What’s Different This Time? DeFi, Regulators, and a Battle for Control
This isn’t last year’s stablecoin law. The new proposal attempts to:
- Untangle DeFi protections
- Empower regulators with expanded oversight
But time isn’t the only obstacle. Donald Trump’s demand to include voter ID rules before signing any bill adds another layer of uncertainty. Even if the president relents, a single impasse among negotiators could derail the entire effort.

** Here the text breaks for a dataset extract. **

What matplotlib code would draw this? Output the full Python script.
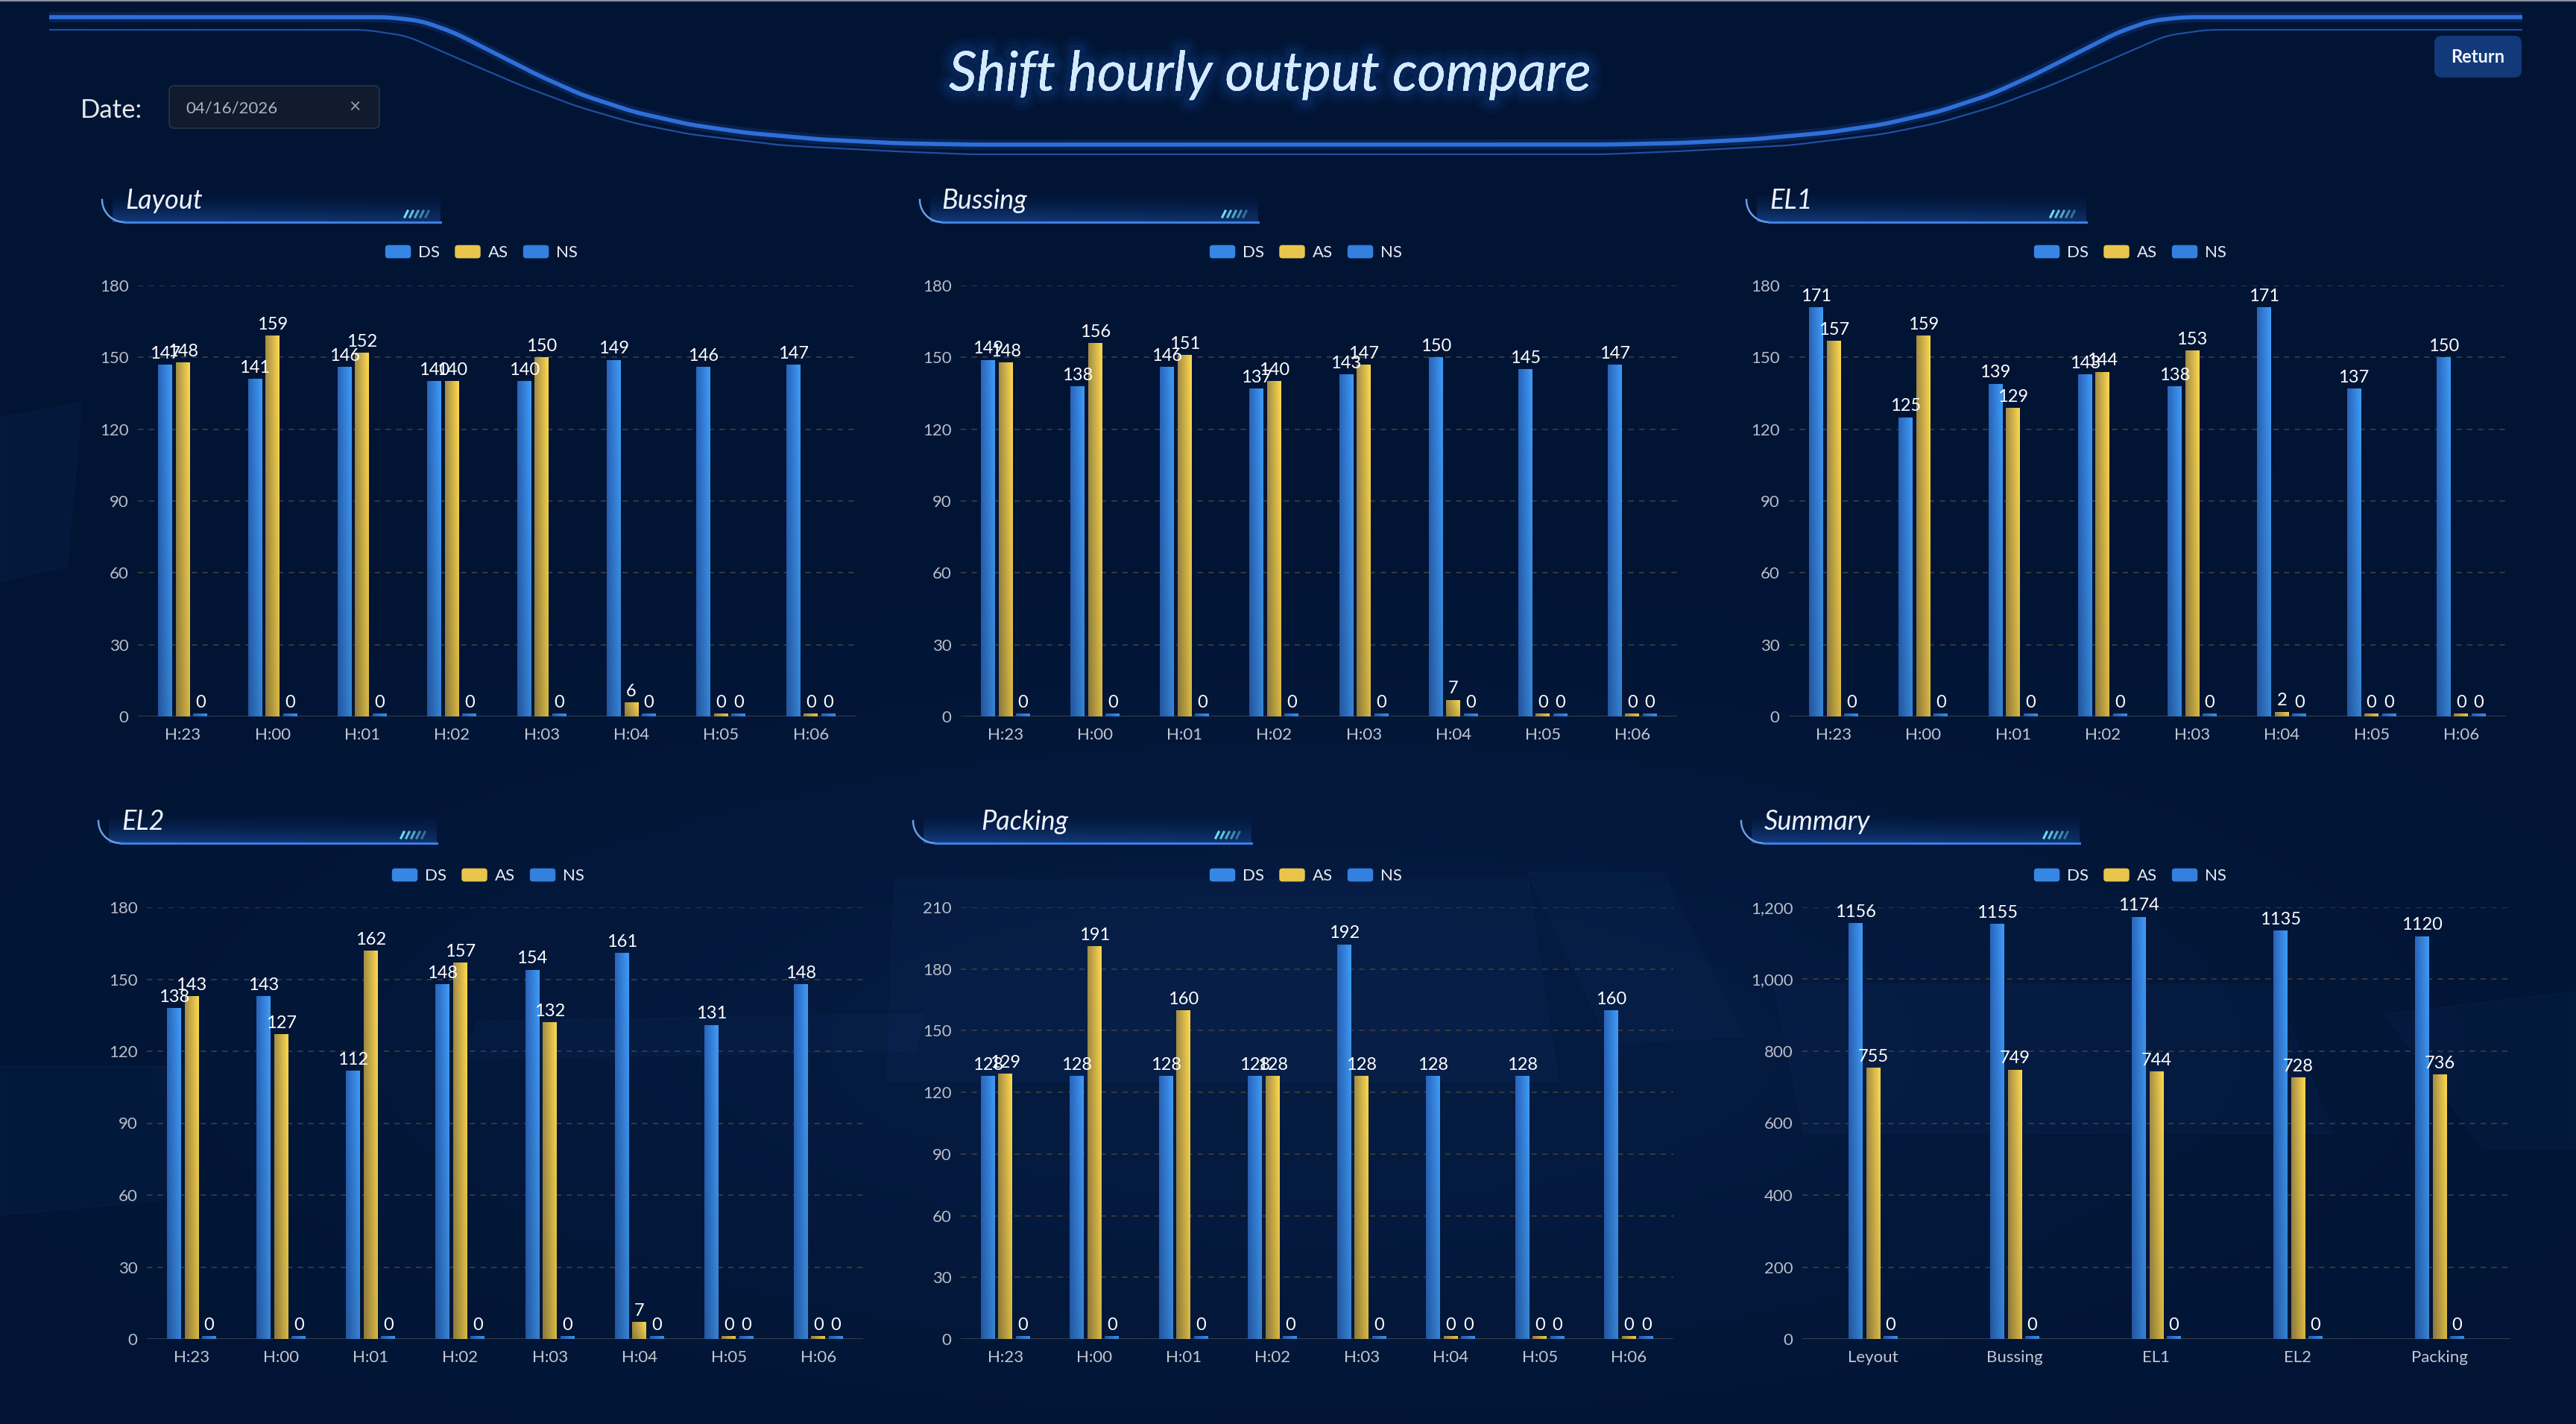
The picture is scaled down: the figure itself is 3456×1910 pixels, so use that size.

Banks vs. Crypto: The Yield Wars and a White House Rebuke
The battle over yields isn’t just technical—it’s a turf war. Coinbase has aggressively lobbied for clarity that would allow reward programs akin to credit-card perks. Insiders hint at a possible compromise:
- Block yields that mimic bank deposits
- Preserve rewards that don’t cross that line
The White House has sided with this middle ground, dismissing further bank lobbying as "greed or ignorance."
The Clock is Ticking—And the Odds Are Shrinking
Industry groups like the Digital Chamber of Commerce warn that delays could be fatal. The longer the process drags on, the slimmer the chances of success. Galaxy Research now estimates the odds of a 2026 sign-off at roughly 50%, citing a mountain of unresolved issues under crushing time pressure.
A post-election "lame duck" session might offer a final lifeline—but history suggests such windows rarely yield major legislative wins.
The question remains: Will lawmakers act before the window slams shut?